Let's say I could choose a half dozen. Hm. CITY by Clifford Simak, because it's a heartstring-tugger. Something or other by Loren Eiseley for its dark poetry of nature. THE ODYSSEY - A MODERN SEQUEL by Nikos Kazantzakis, because it would take me that long to do it justice. An excellent dictionary, so at least I could keep learning the language. THE HERO WITH A THOUSAND FACES by Joseph Campbell, the best examination on the universality of myth ever written.
(By the way, I'm assuming that, as a co-creator, I can take along a set of ELFQUEST books. I'm still EQ's biggest fan. If I can't take those, hey, I'm not going!)
Music. That's a toughie. Music has played a large part in my life; in one way or another it's always had a hook in me. ***DIRTY GUILTY LITTLE SECRET WARNING*** When I was eight years old, my parents made me take accordion lessons. Every week for what seemed like forever, my mother (who also played the Stomach Steinway) would drive me to the studio. I hated it. But there was one thing that those lessons accomplished - something I didn't understand until much later in life.

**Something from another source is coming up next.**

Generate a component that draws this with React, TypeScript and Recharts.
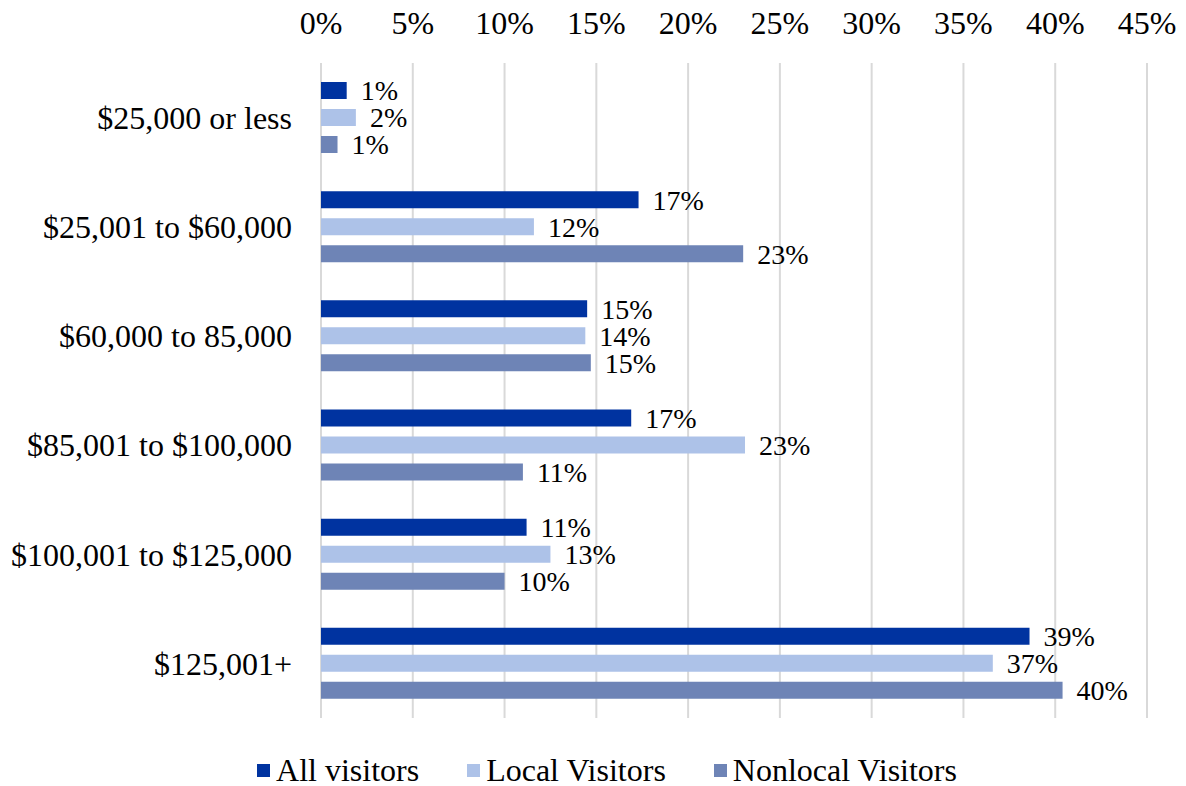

No, it wasn't the ability to belt out "Lady of Spain" at loud volume. It was an appreciation of the structure of music, of how a melodic line builds, of how harmony and counterpoint and meter all intertwine. That knowledge seeped in slowly, over years, until one day in college, long after I'd given up on the squeeze-box. I sat transfixed, listening to Beethoven's SEVENTH SYMPHONY, and suddenly realizing, "So that's how it works!" And today there's very little of music I don't like.
What single album would I take with me on this endless trip? That's a lot tougher a choice than for books, but I think the Beatles' ABBEY ROAD makes the top of the short list. It's a tour de force for the group, and though it's certainly not the first "symphonic" album to come along the pike, there's something about the way the trumpets in "Carry That Weight" reprise the theme from "You Never Give Me Your Money" that gives me chills every time I hear it.
Of course, if I took ABBEY ROAD, I'd have to leave behind Judee Sill's eponymous first album, a captivating suite of twangy ballads. It's another album (and there are very few) from which I like every single cut. And I'd have to do without Leonard Bernstein conducting the New York Philharmonic Orchestra in a rousing rendition of Moussorgsky's PICTURES AT AN EXHIBITION (the climactic "Great Gate of Kiev" is guaranteed to raise goosebumps) or Erich Leinsdorf directing the Boston Symphony Orchestra into a controlled frenzy with Stravinsky's FIREBIRD SUITE. (Once upon a time, the Boston Museum of Science gave public demonstrations of man-made lightning using a humongous Tesla coil in their Theatre of Electricity, and they used this version of the FIREBIRD for the ending of the show. Now I know what it was like, being inside a towering thunderhead when Zeus was in charge of things.) I dunno. I think I'd make a strong argument for a half dozen at least.
Movies. Now there's a category that, had I been writing this not so long ago, wouldn't even have been under consideration. The gyrations I can remember going through in my attempts to record cherished old movies from the TV, finger poised on the pause button of the VCR (what remote control?) to cut out every commercial because the blank tape was twenty dollars a cassette. (Okay, okay, and I walked every day to and from school, too. In the rain and snow. Uphill. Both ways.)
I'm a sap, I admit it. If I had to choose one movie, it'd be THE PEOPLE, Francis Ford Coppola's adaptation of the Zenna Henderson story. If you've ever seen it, you know what I mean when I say that those are ELFQUEST elves in there. The world of ELFQUEST is the world as we'd like it to be. THE PEOPLE comes pretty close to that dream; the elves are just bigger and have five fingers, is all.
But then I'd miss TWELVE ANGRY MEN (a dozen guys in a nearly bare room, and it's one of the most riveting films I've ever seen - now that's storytelling), and the Fleischer animated GULLIVER'S TRAVELS (me being sappy again), and Max Reinhardt's 1935 MIDSUMMER NIGHT'S DREAM With Jimmy Cagney and Mickey Rooney, and I can't forget THE WIZARD OF OZ ("...and your little dog, too!") or Alistair Sim in the 1951 THE CHRISTMAS CAROL, or...
Oh dear.
Life's too short to choose from a short menu. I guess I won't be settling in on any desert islands any time soon.